I have just heard that the French retail giant Carrefour is entering Georgia. This is good news. Carrefour is the master or combining low prices with the high (or at least decent) quality. It is also an inventor of hypermarket concept. Good quality price ratio and convenience are things the Georgian consumer is craving for.
But there is much more to this fact than pure benefit for the Georgian customer. As the worlds second largest retailer, after Walmart, Carrefour commands the supply chain that circles the globe. For example, my milk, as Carrefour customer’s, comes from Chile, rice from Thailand, salmon from Norway, bananas from Colombia, grapefruits from China, apples from France. The presence of Carrefour operations in Georgia gives the country’s suppliers a good chance to get integrated into its global chain. Although I am not a big fan of making agriculture one of the priorities for development, given the strong culture and currently underutilized resources I see nothing bad in benefiting from it in the not-so-long-run.
Of course, part of the menu that Carrefour will offer Georgian consumers will be of Georgian origin. However, aim should be getting Georgian produce on Carrefour shelves in other countries. This will not be easy. The company has two clear guidelines – quality and social responsibility. Quality has been Carrefour’s concern since its foundation. Social responsibility and environmental concerns have surfaced in the company strategy more recently. Carrefour stores carry large number of Fair Trade products and business schools teach Carrefour’s experience of incorporating rural farmers in Ecuador into their supply chain as (partially) a social project. And this happened without any Carrefour operations in the country.

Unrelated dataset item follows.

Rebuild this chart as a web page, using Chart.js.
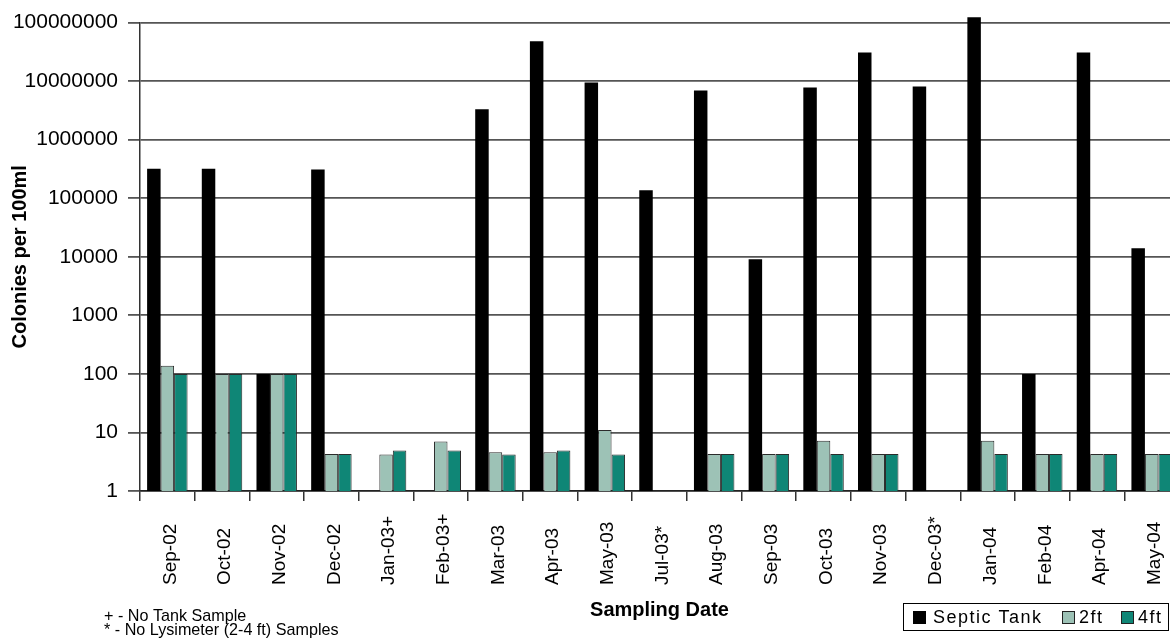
<!DOCTYPE html>
<html>
<head>
<meta charset="utf-8">
<script src="https://cdn.jsdelivr.net/npm/chart.js@4"></script>
<style>
  html, body { margin: 0; padding: 0; background: #fff; overflow: hidden; }
  #wrap { width: 1180px; height: 639px; }
</style>
</head>
<body>
<div id="wrap"><canvas id="myChart"></canvas></div>
<script>
// sampling dates (+ = no tank sample, * = no lysimeter samples)
var dates = ['Sep-02', 'Oct-02', 'Nov-02', 'Dec-02', 'Jan-03+', 'Feb-03+', 'Mar-03', 'Apr-03', 'May-03',
    'Jul-03*', 'Aug-03', 'Sep-03', 'Oct-03', 'Nov-03', 'Dec-03*', 'Jan-04', 'Feb-04', 'Apr-04', 'May-04'];

var septicTank = [320000, 320000, 100, 310000, null, null, 3300000, 48000000, 9500000,
    137000, 6900000, 9100, 7800000, 31000000, 8100000, 123000000, 100, 31000000, 14000];
var ft2 = [138, 100, 100, 4.3, 4.2, 7.0, 4.6, 4.6, 11,
    null, 4.3, 4.3, 7.2, 4.3, null, 7.2, 4.3, 4.3, 4.3];
var ft4 = [100, 100, 100, 4.3, 4.9, 4.9, 4.2, 4.9, 4.2,
    null, 4.3, 4.3, 4.3, 4.3, null, 4.3, 4.3, 4.3, 4.3];

var yTicks = [1, 10, 100, 1000, 10000, 100000, 1000000, 10000000, 100000000];
var notes = ['+ - No Tank Sample', '* - No Lysimeter (2-4 ft) Samples'];

// rotated date labels, lined up at the bottom like the original
var dateLabels = {
    id: 'dateLabels',
    afterDraw: function(chart) {
        var ctx = chart.ctx;
        var xs = chart.scales.x;
        ctx.save();
        ctx.fillStyle = '#000';
        ctx.font = '19px "Liberation Sans", Arial, sans-serif';
        ctx.textAlign = 'left';
        ctx.textBaseline = 'middle';
        chart.data.labels.forEach(function(lab, i) {
            ctx.save();
            ctx.translate(xs.getPixelForTick(i) + 3, 585);
            ctx.rotate(-Math.PI / 2);
            ctx.fillText(lab, 0, 0);
            ctx.restore();
        });
        ctx.restore();
    }
};

// footnotes and boxed legend
var extras = {
    id: 'extras',
    afterDraw: function(chart) {
        var ctx = chart.ctx;
        ctx.save();
        ctx.fillStyle = '#000';
        ctx.textBaseline = 'middle';
        // narrow look for the footnotes
        ctx.save();
        ctx.translate(104, 0);
        ctx.scale(0.95, 1);
        ctx.font = '17px "Liberation Sans", sans-serif';
        ctx.fillText(notes[0], 0, 616);
        ctx.fillText(notes[1], 0, 630);
        ctx.restore();

        ctx.strokeStyle = '#000';
        ctx.lineWidth = 1;
        ctx.strokeRect(903.5, 603.5, 265, 27);
        ctx.font = '18px "Liberation Sans", Arial, sans-serif';
        ctx.letterSpacing = '1.5px';
        var xPos = [913, 1062, 1121];
        chart.data.datasets.forEach(function(ds, i) {
            ctx.fillStyle = ds.backgroundColor;
            ctx.fillRect(xPos[i], 611, 13, 13);
            if (ds.borderWidth) {
                ctx.strokeStyle = '#222';
                ctx.strokeRect(xPos[i] + 0.5, 611.5, 12, 12);
            }
            ctx.fillStyle = '#000';
            ctx.fillText(ds.label, xPos[i] + (i === 0 ? 20 : 17), 618);
        });
        ctx.restore();
    }
};

var ctx = document.getElementById('myChart').getContext('2d');
var myChart = new Chart(ctx, {
    type: 'bar',
    data: {
        labels: dates,
        datasets: [{
            label: 'Septic Tank',
            data: septicTank,
            backgroundColor: '#000000',
            borderWidth: 0,
            clip: false
        }, {
            label: '2ft',
            data: ft2,
            backgroundColor: '#9dc2b6',
            borderColor: '#2b2b2b',
            borderWidth: 1
        }, {
            label: '4ft',
            data: ft4,
            backgroundColor: '#0f8676',
            borderColor: '#2b2b2b',
            borderWidth: 1
        }]
    },
    options: {
        responsive: true,
        maintainAspectRatio: false,
        animation: false,
        categoryPercentage: 0.74,
        barPercentage: 1,
        layout: { padding: { top: 22, right: 1, bottom: 0, left: 0 } },
        plugins: {
            legend: { display: false },
            tooltip: { enabled: false }
        },
        scales: {
            x: {
                ticks: { display: false },
                grid: {
                    offset: true,
                    drawOnChartArea: false,
                    tickLength: 10,
                    color: '#333',
                    lineWidth: 1.5
                },
                border: { color: '#222', width: 1.5 },
                title: {
                    display: true,
                    text: 'Sampling Date',
                    color: '#000',
                    font: { family: '"Liberation Sans", Arial, sans-serif', size: 20, weight: 'bold' },
                    padding: { top: 0, bottom: 17 }
                },
                afterFit: function(scale) { scale.height = 148; }
            },
            y: {
                type: 'logarithmic',
                min: 1,
                max: 100000000,
                afterBuildTicks: function(scale) {
                    scale.ticks = yTicks.map(function(v) { return { value: v }; });
                },
                ticks: {
                    color: '#000',
                    padding: 10,
                    font: { family: '"Liberation Sans", Arial, sans-serif', size: 21 },
                    callback: function(v) { return String(v); }
                },
                grid: { color: '#555', lineWidth: 1.8, tickLength: 12 },
                border: { color: '#333', width: 1.5 },
                title: {
                    display: true,
                    text: 'Colonies per 100ml',
                    color: '#000',
                    font: { family: '"Liberation Sans", Arial, sans-serif', size: 20, weight: 'bold' },
                    padding: { top: 8, bottom: 0 }
                },
                afterFit: function(scale) { scale.width = 140; }
            }
        }
    },
    plugins: [dateLabels, extras]
});
</script>
</body>
</html>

However, as any large business, Carrefour is also a very pragmatic company. It has to see a good number of potential customers before it devotes its precious shelf space to a product. So much so that my local store carries about 25 different brands of whisky and only two brands of Cognac. And this is in France! So, again, getting on Carrefour shelves will not be an easy task. But as the company seems to start entering ex-Soviet Union from south Caucasus (Georgian will be the second country after Azerbaijan with Carrefour operations) and as “Georgia” is still a recognizable brand in the region, this event might hold an interesting opportunity for Georgia. Georgian produce has a fresh opportunity to return, or even better – emerge, on store shelves in quite a few countries. Through Carrefour!